Shell Oil Company’s Deer Park refinery and petrochemical facility in Deer Park, Texas

After becoming a net exporter of petroleum just two years ago, the United States is now the world’s largest and is quickly becoming “refiner to the world,” thanks to growing interest in diesel coupled with shrinking demand for gasoline, according to a report from NBC News.

“Any companies with refining assets on the Gulf Coast are expanding their export terminals,” Fadel Gheit, senior energy analyst at Oppenheimer, told NBC.

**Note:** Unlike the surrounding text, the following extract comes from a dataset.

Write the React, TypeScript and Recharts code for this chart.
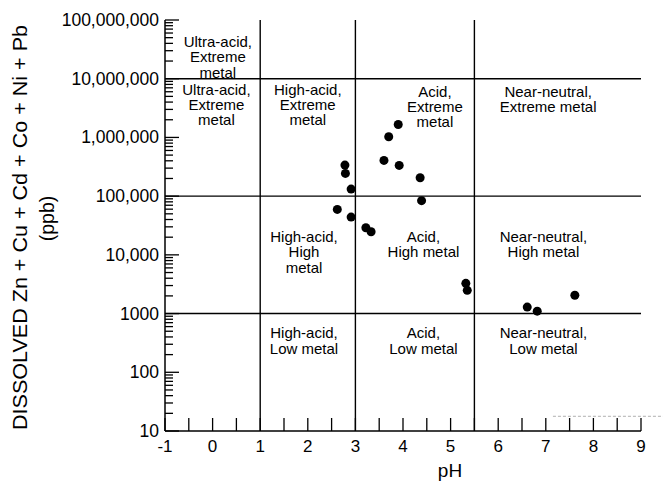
import React from 'react';
import { ScatterChart, Scatter, XAxis, YAxis, ReferenceLine } from 'recharts';

// Sample points: pH and dissolved metal (ppb)
const phValues = [2.78, 2.79, 2.91, 2.62, 2.91, 3.22, 3.33, 3.6, 3.92, 4.36, 4.39, 3.9, 3.7, 5.32, 5.35, 6.61, 6.82, 7.61];
const metalValues = [338000, 244000, 132000, 59500, 44000, 29000, 24800, 406000, 334000, 206000, 83700, 1664000, 1028000, 3270, 2490, 1290, 1100, 2050];

// Axis ticks
const xTicks = [-1, -0.5, 0, 0.5, 1, 1.5, 2, 2.5, 3, 3.5, 4, 4.5, 5, 5.5, 6, 6.5, 7, 7.5, 8, 8.5, 9];
const xTickLabels = ['-1', '0', '1', '2', '3', '4', '5', '6', '7', '8', '9'];
const xLabelValues = [-1, 0, 1, 2, 3, 4, 5, 6, 7, 8, 9];
const yMajorTicks = [10, 100, 1000, 10000, 100000, 1000000, 10000000, 100000000];
const yTickLabels = ['10', '100', '1000', '10,000', '100,000', '1,000,000', '10,000,000', '100,000,000'];
const yMinorMultipliers = [2, 3, 4, 5, 6, 7, 8, 9];

// Class boundaries
const phBoundaries = [1, 3, 5.5];
const metalBoundaries = [1000, 100000, 10000000];

// Region labels
const regionPh = [0.11, 0.08, 2.0, 4.67, 7.05, 1.92, 4.43, 6.95, 1.92, 4.43, 6.95];
const regionMetal = [42000000, 6500000, 6500000, 6000000, 6000000, 20000, 20000, 20000, 460, 460, 460];
const regionText = [
  ['Ultra-acid,', 'Extreme', 'metal'],
  ['Ultra-acid,', 'Extreme', 'metal'],
  ['High-acid,', 'Extreme', 'metal'],
  ['Acid,', 'Extreme', 'metal'],
  ['Near-neutral,', 'Extreme metal'],
  ['High-acid,', 'High', 'metal'],
  ['Acid,', 'High metal'],
  ['Near-neutral,', 'High metal'],
  ['High-acid,', 'Low metal'],
  ['Acid,', 'Low metal'],
  ['Near-neutral,', 'Low metal'],
];

const FONT = '"Liberation Sans", Arial, Helvetica, sans-serif';

const points = phValues.map((ph, i) => ({ ph, metal: metalValues[i] }));
const labels = regionPh.map((ph, i) => ({ ph, metal: regionMetal[i], lines: regionText[i] }));
const yAllTicks: number[] = [];
yMajorTicks.forEach((d, i) => {
  yAllTicks.push(d);
  if (i < yMajorTicks.length - 1) yMinorMultipliers.forEach((m) => yAllTicks.push(d * m));
});
yAllTicks.sort((a, b) => a - b);

const LeftTick = (props: any) => {
  const { x, y, payload } = props;
  const idx = yMajorTicks.indexOf(payload.value);
  const major = idx >= 0;
  return (
    <g>
      <line x1={x} x2={x + (major ? 14 : 8)} y1={y} y2={y} stroke="#000" strokeWidth={1.3} />
      {major && (
        <text x={x - 6} y={y} textAnchor="end" dominantBaseline="central" fontFamily={FONT} fontSize={17.5} fill="#000">
          {yTickLabels[idx]}
        </text>
      )}
    </g>
  );
};

const RightTick = (props: any) => {
  const { x, y, payload } = props;
  const major = yMajorTicks.indexOf(payload.value) >= 0;
  return <line x1={x} x2={x - (major ? 13 : 7)} y1={y} y2={y} stroke="#000" strokeWidth={1.3} />;
};

const BottomTick = (props: any) => {
  const { x, y, payload } = props;
  const idx = xLabelValues.indexOf(payload.value);
  return (
    <g>
      <line x1={x} x2={x} y1={y} y2={y - 13} stroke="#000" strokeWidth={1.3} />
      {idx >= 0 && (
        <text x={x} y={y + 21} textAnchor="middle" fontFamily={FONT} fontSize={17} fill="#000">
          {xTickLabels[idx]}
        </text>
      )}
    </g>
  );
};

const TopTick = (props: any) => {
  const { x, y } = props;
  return <line x1={x} x2={x} y1={y} y2={y + 12} stroke="#000" strokeWidth={1.3} />;
};

const YTitle = (props: any) => {
  const vb = props.viewBox;
  const cy = vb.y + vb.height / 2 + 2;
  const x1 = vb.x + 20;
  const x2 = vb.x + 47;
  const cy2 = cy - 9;
  return (
    <g>
      <text
        x={x1}
        y={cy}
        transform={`rotate(-90 ${x1} ${cy})`}
        textAnchor="middle"
        dominantBaseline="central"
        fontFamily={FONT}
        fontSize={19.5}
        textLength={405}
        lengthAdjust="spacingAndGlyphs"
        fill="#000"
      >
        DISSOLVED Zn + Cu + Cd + Co + Ni + Pb
      </text>
      <text x={x2} y={cy2} transform={`rotate(-90 ${x2} ${cy2})`} textAnchor="middle" dominantBaseline="central" fontFamily={FONT} fontSize={19.5} fill="#000">
        (ppb)
      </text>
    </g>
  );
};

const XTitle = (props: any) => {
  const vb = props.viewBox;
  const cx = vb.x + vb.width / 2 + 47;
  return (
    <text x={cx} y={vb.y + 46} textAnchor="middle" fontFamily={FONT} fontSize={19} fill="#000">
      pH
    </text>
  );
};

const Dot = (props: any) => <circle cx={props.cx} cy={props.cy} r={4.5} fill="#000" />;

const RegionLabel = (props: any) => {
  const { cx, cy, payload } = props;
  const lines: string[] = payload.lines;
  return (
    <g>
      {lines.map((l, i) => (
        <text key={i} x={cx} y={cy + i * 15.3 + 5} textAnchor="middle" fontFamily={FONT} fontSize={15} fill="#000">
          {l}
        </text>
      ))}
    </g>
  );
};

export default function App() {
  const axisLine = { stroke: '#000', strokeWidth: 1.5 };
  return (
    <div style={{ position: 'absolute', left: 0, top: 0, width: 663, height: 482, background: '#fff' }}>
      <ScatterChart width={663} height={482} margin={{ top: 20, right: 22, bottom: 0, left: 0 }}>
        <XAxis
          xAxisId={0}
          type="number"
          dataKey="ph"
          domain={[-1, 9]}
          allowDataOverflow
          ticks={xTicks}
          interval={0}
          height={51}
          tickSize={0}
          tickMargin={0}
          tickLine={false}
          axisLine={axisLine}
          tick={<BottomTick />}
          label={<XTitle />}
        />
        <XAxis
          xAxisId="top"
          orientation="top"
          type="number"
          domain={[-1, 9]}
          allowDataOverflow
          ticks={xTicks}
          interval={0}
          height={0}
          tickSize={0}
          tickMargin={0}
          tickLine={false}
          axisLine={axisLine}
          tick={<TopTick />}
        />
        <YAxis
          yAxisId={0}
          type="number"
          dataKey="metal"
          scale="log"
          domain={[10, 100000000]}
          allowDataOverflow
          ticks={yAllTicks}
          interval={0}
          width={165}
          tickSize={0}
          tickMargin={0}
          tickLine={false}
          axisLine={axisLine}
          tick={<LeftTick />}
          label={<YTitle />}
        />
        <YAxis
          yAxisId="right"
          orientation="right"
          type="number"
          scale="log"
          domain={[10, 100000000]}
          allowDataOverflow
          ticks={yAllTicks}
          interval={0}
          width={0}
          tickSize={0}
          tickMargin={0}
          tickLine={false}
          axisLine={axisLine}
          tick={<RightTick />}
        />
        {phBoundaries.map((b) => (
          <ReferenceLine key={'x' + b} x={b} stroke="#000" strokeWidth={1.4} />
        ))}
        {metalBoundaries.map((b) => (
          <ReferenceLine key={'y' + b} y={b} stroke="#000" strokeWidth={1.4} />
        ))}
        <ReferenceLine
          segment={[{ x: 7.15, y: 17.8 }, { x: 9.47, y: 17.8 }]}
          ifOverflow="visible"
          stroke="#b0b0b0"
          strokeDasharray="3 2"
        />
        <Scatter data={labels} shape={<RegionLabel />} isAnimationActive={false} />
        <Scatter data={points} shape={<Dot />} isAnimationActive={false} />
      </ScatterChart>
    </div>
  );
}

Diesel is a better deal for U.S. refineries than gasoline in two very big ways: the margins are much higher and demand is growing at twice the rate. Diesel is used much more widely outside of the U.S. (though demand for the fuel is growing here as well), while gasoline demand is dropping here as drivers opt for more fuel efficient vehicles.

The U.S. exported 1 million barrels a day of diesel fuel for the week ended Aug. 2, according to NBC. That’s up from the 840,000 barrels a week earlier this summer.

In March, ExxonMobil released a forecast that expects diesel to overtake gasoline as the top transportation fuel by 2020.